Chocolate brownies
Let me start by saying I have a massive sweet tooth.
If its sweet I’ll eat it. So you can imagine I prefer to find and make things that are sweet, but also OK on the health front and not packed full of sugar, that I can have regularly to keep my sweet cravings happy.
I’ve tried a few protein powder recipes before, like mug cakes and pancakes but a lot have ended up with a weird rubbery texture (Protein balls on the other hand though, I have them sussed!). I’ve also looked at a variety of the raw/vegan recipes but found they were full of coconut oil and nuts so the calorie count added up super quick.

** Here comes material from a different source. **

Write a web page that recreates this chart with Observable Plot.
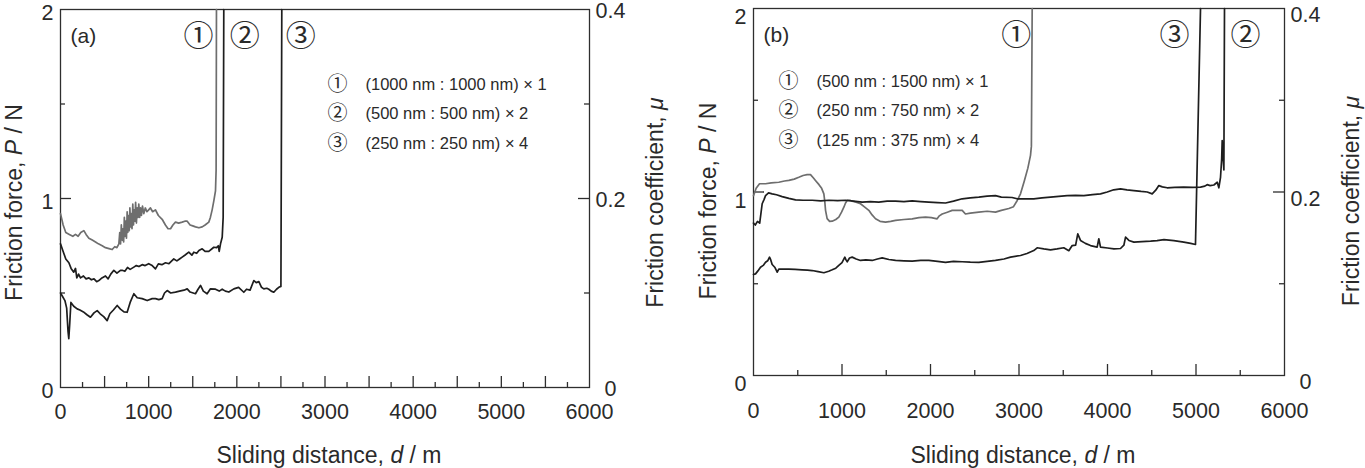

This is a protein/vegan/traditional brownie hybrid. I’ve combined a few bits of all of them but winged it a little by using my own ingredients and measurement preferences.
This makes a decent amount so if you’re baking for one I’d recommend halving the recipe 🙂
INGREDIENTS
1 1/2 cup coconut flour
1 cup chocolate protein powder
1/2 cup cacao powder
1 tsp baking powder
2 cups almond milk
1/2 cup coconut oil
1/2 cup honey
2 tsp vanilla
a few chocolate chips/almonds/walnuts etc for toppings
Method
Step 1
Mix all dry ingredients together in a bowl.
Step 2
Combine wet ingredients together in a separate bowl and then mix together. Mix will appear quite dry and crumbly unlike traditional brownie mixes. This is due to the coconut flour which is particularly absorbent. You can add more milk if required or if you’d like a softer brownie.
Step 3
Pour mix into a lined tray and press down to the edges, top with any nuts etc
Step 4
Place into pre-heated oven at 180degrees for approx 20 minutes or until a skewer comes out clean.
Optional ( but recommended!) – melt a small amount of chocolate chips, I used about 10, and drizzle over the top. Leave to cool and slice.